## Start DATASET CONTENT

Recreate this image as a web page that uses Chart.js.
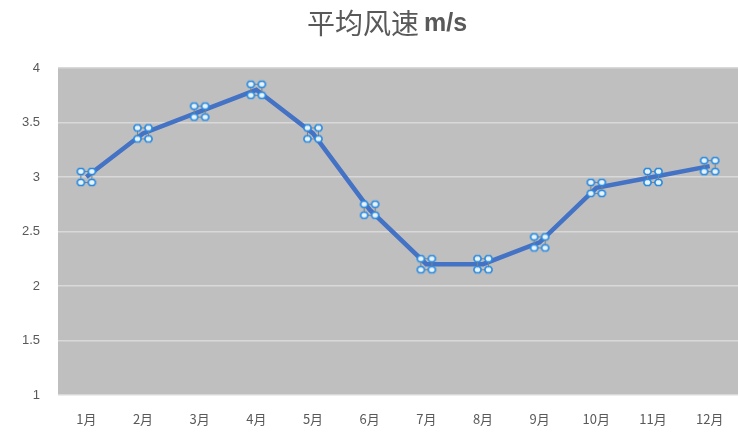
<!DOCTYPE html>
<html><head><meta charset="utf-8">
<script src="https://cdn.jsdelivr.net/npm/chart.js@4/dist/chart.umd.min.js"></script>
<style>html,body{margin:0;padding:0;background:#fff}#wrap{width:738px;height:441px}</style>
</head><body><div id="wrap"><canvas id="c" width="738" height="441"></canvas></div>
<script>
const categories = ['1月','2月','3月','4月','5月','6月','7月','8月','9月','10月','11月','12月'];
const windSpeed = [3.0, 3.4, 3.6, 3.8, 3.4, 2.7, 2.2, 2.2, 2.4, 2.9, 3.0, 3.1];
const yTicks = [1, 1.5, 2, 2.5, 3, 3.5, 4];
const titleMain = '平均风速';
const titleUnit = 'm/s';

function makeMarker(){
  const s = 22, cv = document.createElement('canvas');
  cv.width = s; cv.height = s;
  const g = cv.getContext('2d');
  const a = 5.5, b = 16.5;
  g.strokeStyle = '#808080'; g.lineWidth = 1.2;
  g.beginPath();
  g.moveTo(a,a); g.lineTo(b,a); g.lineTo(b,b); g.lineTo(a,b); g.closePath(); g.stroke();
  [[a,a],[b,a],[a,b],[b,b]].forEach(([x,y])=>{
    g.beginPath();
    g.moveTo(x-3.5,y-1); g.lineTo(x-2,y-3); g.lineTo(x+2,y-3); g.lineTo(x+3.5,y-1);
    g.lineTo(x+3.5,y+1); g.lineTo(x+2,y+3); g.lineTo(x-2,y+3); g.lineTo(x-3.5,y+1); g.closePath();
    g.fillStyle = '#e8f3fd'; g.fill();
    g.strokeStyle = '#2a8be0'; g.lineWidth = 1.6; g.stroke();
  });
  return cv;
}
const marker = makeMarker();

const bgPlugin = {
  id: 'bg',
  beforeDraw(chart){
    const {ctx, chartArea:{left,top,right,bottom}} = chart;
    ctx.save(); ctx.fillStyle = '#bfbfbf';
    ctx.fillRect(left, top, right-left, bottom-top); ctx.restore();
  }
};
const titlePlugin = {
  id: 'ttl',
  afterDraw(chart){
    const ctx = chart.ctx;
    ctx.save();
    ctx.fillStyle = '#595959'; ctx.textBaseline = 'middle'; ctx.textAlign = 'left';
    const f1 = '28px "Noto Sans CJK SC", sans-serif';
    const f2 = 'bold 25px "Liberation Sans Narrow", "Liberation Sans", sans-serif';
    ctx.font = f1; const w1 = ctx.measureText(titleMain).width;
    ctx.font = f2; const w2 = ctx.measureText(titleUnit).width;
    const gap = 5, total = w1 + gap + w2;
    const cx = 387, y = 23;
    let x = cx - total/2;
    ctx.font = f1; ctx.fillText(titleMain, x, y);
    ctx.font = f2; ctx.fillText(titleUnit, x + w1 + gap, y + 1);
    ctx.restore();
  }
};

new Chart(document.getElementById('c'), {
  type: 'line',
  data: { labels: categories, datasets: [{
    data: windSpeed, borderColor: '#4472c4', borderWidth: 4.5, tension: 0,
    pointStyle: marker, pointRadius: 10, pointHoverRadius: 10
  }]},
  options: {
    responsive: false, animation: false, devicePixelRatio: 1,
    layout: { autoPadding: false, padding: { left: 0, right: 0, top: 68, bottom: 0 } },
    plugins: {
      legend: { display: false }, tooltip: { enabled: false }, title: { display: false }
    },
    scales: {
      x: {
        offset: true,
        grid: { display: false, drawTicks: false }, border: { display: false },
        ticks: { color: '#595959', padding: 16, font: { family: '"Noto Sans CJK SC", sans-serif', size: 13 }, maxRotation: 0 },
        afterFit(s){ s.height = 46; s.paddingLeft = 0; s.paddingRight = 0; }
      },
      y: {
        min: 1, max: 4,
        afterBuildTicks(s){ s.ticks = yTicks.map(v=>({value:v})); },
        grid: { color: '#d9d9d9', lineWidth: 1.5, drawTicks: false }, border: { display: false },
        ticks: { color: '#595959', padding: 18, font: { family: '"Liberation Sans", sans-serif', size: 13 },
          callback: v => String(v) },
        afterFit(s){ s.width = 58; }
      }
    }
  },
  plugins: [bgPlugin, titlePlugin]
});
</script></body></html>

## End DATASET CONTENT

TASK REQUIREMENTS:
The lines from the start of the data through the line that contains "const titleUnit = 'm/s';" are to be returned exactly, please, with both ends included and every picture left out.

TASK RESPONSE:
Recreate this image as a web page that uses Chart.js.
<!DOCTYPE html>
<html><head><meta charset="utf-8">
<script src="https://cdn.jsdelivr.net/npm/chart.js@4/dist/chart.umd.min.js"></script>
<style>html,body{margin:0;padding:0;background:#fff}#wrap{width:738px;height:441px}</style>
</head><body><div id="wrap"><canvas id="c" width="738" height="441"></canvas></div>
<script>
const categories = ['1月','2月','3月','4月','5月','6月','7月','8月','9月','10月','11月','12月'];
const windSpeed = [3.0, 3.4, 3.6, 3.8, 3.4, 2.7, 2.2, 2.2, 2.4, 2.9, 3.0, 3.1];
const yTicks = [1, 1.5, 2, 2.5, 3, 3.5, 4];
const titleMain = '平均风速';
const titleUnit = 'm/s';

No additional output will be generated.